I don't necessarily know how talented the Steelers are, overall, but I am impressed with the talent-level in San Francisco. When I see the likes of Colin Kaepernick, Vernon Davis, Frank Gore and Anquan Boldin do their thing on offense, the first impression I have is "Explosive and hard to stop."

When I  see Packers' linebacker Clay Matthews take over a football game in stretches, I can't help but think back to when James Harrison used to do the same thing in Pittsburgh.

When I watch Bengals' receiver A.J. Green, I know he's a player Dick Lebeau probably had to spend a good amount of time game-planing for throughout the week in preparation for the Week 2 match-up on Monday Night Football.

Remember when Troy Polamalu was that guy at safety?

I'm sure offensive coordinators still account for No. 43 and respect his ability to be a disruptive force, but are they preparing for the Polamalu of 2013, or the guy in the highlight videos from a few years ago?

When I look at the current Steelers roster, I don't see many difference-makers, and I don't see a whole lot of reasons why they can win football games, this season. I was trying to come up with a reason why Pittsburgh can go on the road and upset the Bengals, Monday night, and other than the team historically having success at Paul Brown Stadium (12-2, all time), I basically came up with nothing.

And did you catch that word in the previous paragraph? "Upset." When was the last time the Steelers were seven point underdogs in Cincinnati?

My how times have changes.

But I'm OK with having lower expectations about the Steelers. The further they get from their last Super Bowl appearance, and the further they get from their last playoff victory, the easier it is to relax my stance. I no longer have a "Super Bowl or bust" mentality, because I believe, for the time-being, anyway, that window has been slammed shut.

I also believe Ben Roethlisberger can pry that window open again before he calls it a career, but I don't feel as if he has the proper help to do so at the moment.

In a way, it's kind of refreshing to not expect things from the Steelers. Last week, I was more annoyed by the Pirates getting their butts handed to them in St.

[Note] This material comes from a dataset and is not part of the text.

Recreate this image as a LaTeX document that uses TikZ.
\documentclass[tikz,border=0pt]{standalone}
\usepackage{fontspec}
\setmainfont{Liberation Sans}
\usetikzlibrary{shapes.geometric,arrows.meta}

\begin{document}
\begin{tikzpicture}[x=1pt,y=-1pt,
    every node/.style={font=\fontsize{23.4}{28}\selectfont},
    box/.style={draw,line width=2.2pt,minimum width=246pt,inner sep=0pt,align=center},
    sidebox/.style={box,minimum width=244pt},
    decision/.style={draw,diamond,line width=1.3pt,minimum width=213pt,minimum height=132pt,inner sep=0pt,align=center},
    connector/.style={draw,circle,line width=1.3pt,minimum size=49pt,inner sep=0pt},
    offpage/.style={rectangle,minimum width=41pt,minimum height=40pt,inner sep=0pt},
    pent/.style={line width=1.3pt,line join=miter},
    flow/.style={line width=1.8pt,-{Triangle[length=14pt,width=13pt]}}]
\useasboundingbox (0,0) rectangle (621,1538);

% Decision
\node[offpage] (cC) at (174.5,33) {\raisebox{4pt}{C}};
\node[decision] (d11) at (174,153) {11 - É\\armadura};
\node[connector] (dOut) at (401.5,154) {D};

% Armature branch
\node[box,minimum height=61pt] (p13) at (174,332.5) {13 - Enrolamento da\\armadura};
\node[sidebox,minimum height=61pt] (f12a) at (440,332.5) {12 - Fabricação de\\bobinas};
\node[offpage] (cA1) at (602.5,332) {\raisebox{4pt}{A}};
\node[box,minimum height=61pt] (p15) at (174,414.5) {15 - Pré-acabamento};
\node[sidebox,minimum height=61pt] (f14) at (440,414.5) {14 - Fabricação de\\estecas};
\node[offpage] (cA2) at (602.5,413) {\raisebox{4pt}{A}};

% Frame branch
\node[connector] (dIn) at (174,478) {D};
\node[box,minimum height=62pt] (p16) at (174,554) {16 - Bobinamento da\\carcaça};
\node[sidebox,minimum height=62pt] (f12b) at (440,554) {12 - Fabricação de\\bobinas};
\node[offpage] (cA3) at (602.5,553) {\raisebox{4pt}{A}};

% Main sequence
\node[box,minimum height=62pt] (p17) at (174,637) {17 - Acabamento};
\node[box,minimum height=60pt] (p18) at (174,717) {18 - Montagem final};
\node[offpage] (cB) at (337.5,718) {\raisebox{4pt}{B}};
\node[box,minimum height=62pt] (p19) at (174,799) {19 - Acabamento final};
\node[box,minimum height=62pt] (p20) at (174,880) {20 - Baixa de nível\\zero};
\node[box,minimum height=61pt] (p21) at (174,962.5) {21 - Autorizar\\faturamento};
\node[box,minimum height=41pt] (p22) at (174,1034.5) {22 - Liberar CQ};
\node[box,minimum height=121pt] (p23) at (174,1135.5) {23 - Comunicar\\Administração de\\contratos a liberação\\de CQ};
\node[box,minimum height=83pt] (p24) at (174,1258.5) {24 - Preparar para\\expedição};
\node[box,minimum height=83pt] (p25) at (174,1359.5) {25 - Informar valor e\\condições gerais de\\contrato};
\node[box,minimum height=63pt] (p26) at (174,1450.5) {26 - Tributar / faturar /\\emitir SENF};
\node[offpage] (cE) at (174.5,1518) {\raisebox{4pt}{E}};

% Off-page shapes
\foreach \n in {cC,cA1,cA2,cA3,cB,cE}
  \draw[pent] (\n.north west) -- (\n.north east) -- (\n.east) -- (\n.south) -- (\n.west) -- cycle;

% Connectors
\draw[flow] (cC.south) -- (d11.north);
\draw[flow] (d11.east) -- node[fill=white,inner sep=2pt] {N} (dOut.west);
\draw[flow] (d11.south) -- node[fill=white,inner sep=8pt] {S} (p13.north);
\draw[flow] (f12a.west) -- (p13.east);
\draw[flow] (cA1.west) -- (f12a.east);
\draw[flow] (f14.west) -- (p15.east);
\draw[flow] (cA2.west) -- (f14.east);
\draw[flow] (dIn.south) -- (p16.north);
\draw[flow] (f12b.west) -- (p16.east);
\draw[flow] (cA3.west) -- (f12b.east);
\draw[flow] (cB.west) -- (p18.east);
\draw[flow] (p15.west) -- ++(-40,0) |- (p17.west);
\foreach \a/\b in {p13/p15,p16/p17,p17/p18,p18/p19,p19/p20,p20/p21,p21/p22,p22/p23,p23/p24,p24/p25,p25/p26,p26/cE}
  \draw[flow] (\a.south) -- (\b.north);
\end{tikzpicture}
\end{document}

Louis than I was about the fact that the only thing separating the Steelers pathetic offensive performance against Tennessee from that of the Jaguars Week 1 showing against Kansas City was a garbage touchdown by Jerricho Cotchery in the final moments of the game.

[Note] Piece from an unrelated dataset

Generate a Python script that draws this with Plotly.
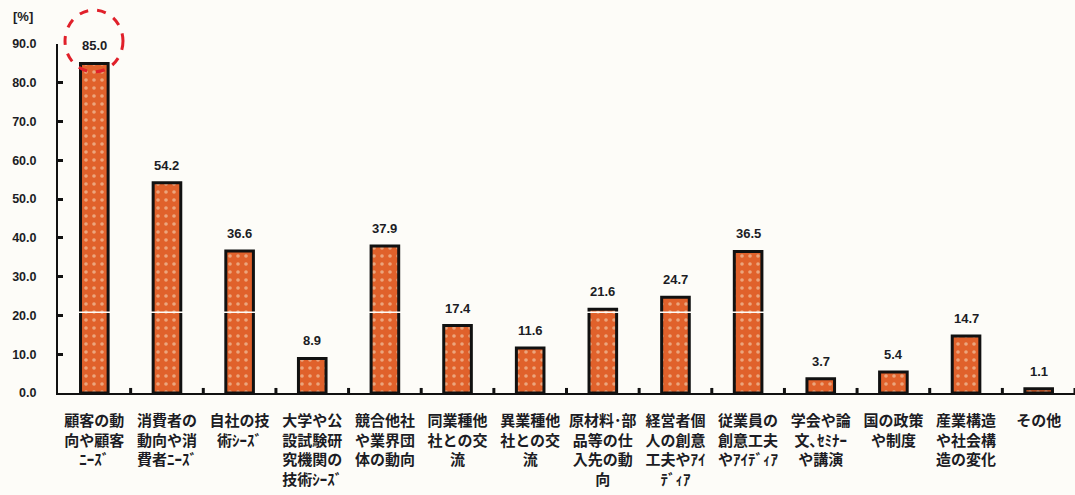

Speaking of the Pirates, maybe it's good timing that they're doing so well, because it's helped ease the pain of the local football team's transitional phase, just a bit. Now, ironically enough, I am placing all my expectations on a pennant race and not "Seventh Heaven."

In fact, much like I used to be with the Pirates and players like Andrew McCutchen, I'm more excited about seeing the Steelers young "prospects" make names for themselves than I am about the team as a whole.

I'm super intrigued about first round pick Jarvis Jones, and his Week 2 start in Cincinnati--maybe he can soon be that Polamalu-like disruptive force that offensive coordinators around the NFL will have to prepare for.

Along those same lines, I anticipate fellow rookies Le'Veon Bell and Markus Wheaton each getting an opportunity to make a splash or two on offense at different points this season, and I'm excited about that--actually, I'm excited about the thought of anyone helping out the pedestrian offense.

In years past, the only thing on my mind, with regards to a Steelers/Bengals AFC North battle, would be how it would help or hurt Pittsburgh's chances of making the playoffs and ultimately reaching the Super Bowl.

But with my expectations lowered, and the Pirates around to do the emotional heavy lifting for me (they're currently tied for first place in the NL Central with just two weeks left to go), I'll simply be watching Monday night's clash with the hopes of a good showing and a surprise in the form of an upset over the Bengals (still can't believe I'm saying "upset" and "Bengals" in the same sentence).

These lower expectations aren't so bad when you learn to deal with them.